TL;DR: Assuming no other bugs in the kernel, this should be sufficient if
the goal is simply to prevent usage of a memslot:

static void kvm_mmu_invalidate_zap_pages_in_memslot(struct kvm *kvm,
			struct kvm_memory_slot *slot,
			struct kvm_page_track_notifier_node *node)
{
	bool flush;

	spin_lock(&kvm->mmu_lock);
	flush = slot_handle_all_level(kvm, slot, kvm_zap_rmapp, true);
	if (flush)
		kvm_flush_remote_tlbs(kvm);
	spin_unlock(&
}

> mmu_page_hash is indexed by the gfn of the shadow pages, not the gfn of
> the shadow ptes, e.g. for_each_valid_sp() will find page tables, page
> directories, etc...  Passing in the raw gfns of the memslot doesn't work
> because the gfn isn't properly adjusted/aligned to match how KVM tracks
> gfns for shadow pages, e.g. removal of the companion audio memslot that
> occupies gfns 0xc1080 - 0xc1083 would need to query gfn 0xc1000 to find
> the shadow page table containing the relevant sptes.
> 
> This is why Paolo's suggestion to remove slot_handle_all_level() on
> kvm_zap_rmapp() caused a BUG(), as zapping the rmaps cleaned up KVM's
> accounting without actually zapping the relevant sptes.

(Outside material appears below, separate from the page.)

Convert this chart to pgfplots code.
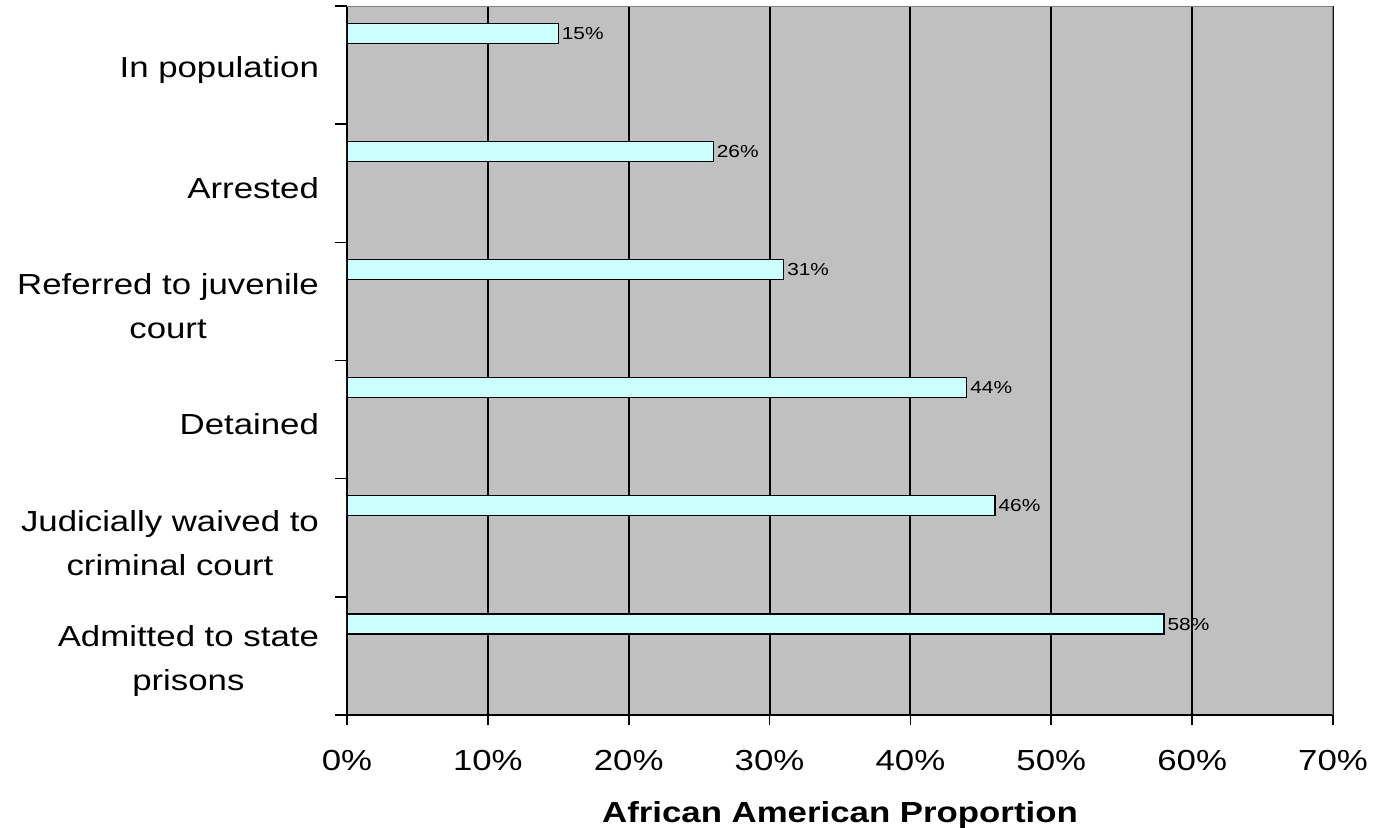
\documentclass[border=0pt]{standalone}
\usepackage{fontspec}
\setmainfont{Liberation Sans}[FakeStretch=1.2]
\usepackage{pgfplots}
\pgfplotsset{compat=1.18}
\definecolor{bgc}{HTML}{C0C0C0}
\definecolor{barc}{HTML}{CCFFFF}
\definecolor{frm}{HTML}{808080}
\begin{document}
\begin{tikzpicture}
\path[use as bounding box] (-173.5pt,-56.5pt) rectangle (513.5pt,357.5pt);
\begin{axis}[
 anchor=south west, at={(0,0)},
 scale only axis, width=493pt, height=354.5pt,
 xmin=0, xmax=70, ymin=0, ymax=6, y dir=reverse,
 axis x line*=bottom, axis y line*=left,
 axis line style={black, line width=1pt, -},
 xtick={0,10,...,70},
 xticklabels={0\%,10\%,20\%,30\%,40\%,50\%,60\%,70\%},
 ytick={0.5,1.5,2.5,3.5,4.5,5.5},
 yticklabels={{In population},{Arrested},{Referred to juvenile\\court},{Detained},{Judicially waived to\\criminal court},{Admitted to state\\prisons}},
 minor ytick={0,1,...,6},
 tick align=outside, major tick length=5pt, minor tick length=6pt,
 tick style={black, line width=0.8pt},
 major y tick style={draw=none},
 xmajorgrids, major grid style={black, line width=1pt},
 axis background/.style={fill=bgc},
 xticklabel style={font=\fontsize{14.5}{17}\selectfont, yshift=-9pt},
 yticklabel style={font=\fontsize{14.5}{22}\selectfont, align=center, xshift=-5.5pt, yshift=-2.5pt},
 xlabel={African American Proportion},
 xlabel style={font=\fontsize{14.5}{17}\selectfont\bfseries, yshift=-8.5pt},
 xbar, bar width=10pt,
 point meta=x,
 nodes near coords={\pgfmathprintnumber[assume math mode=true]{\pgfplotspointmeta}\%},
 every node near coord/.append style={font=\fontsize{8.7}{10}\selectfont, inner sep=1.5pt, black},
]
\addplot[fill=barc, draw=black, line width=0.6pt] coordinates {
 (15,0.23) (26,1.23) (31,2.23) (44,3.23) (46,4.23) (58,5.23)
};
\draw[frm, line width=1pt] (rel axis cs:0,1) -- (rel axis cs:1,1) -- (rel axis cs:1,0);
\end{axis}
\end{tikzpicture}
\end{document}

This is just straight up wrong, zapping the rmaps does zap the leaf sptes.
The BUG() occurs because gfn_to_rmap() works on the _new_ memslots instance,
and if a memslot is being deleted there is no memslot for the gfn, hence the
NULL pointer bug when mmu_page_zap_pte() attempts to zap a PTE.  Zapping the
rmaps (leaf/last PTEs) first "fixes" the issue by making it so that
mmu_page_zap_pte() will never see a present PTE for a non-existent meslot.

I don't think any of this explains the pass-through GPU issue.  But, we
have a few use cases where zapping the entire MMU is undesirable, so I'm
going to retry upstreaming this patch as with per-VM opt-in.  I wanted to
set the record straight for posterity before doing so.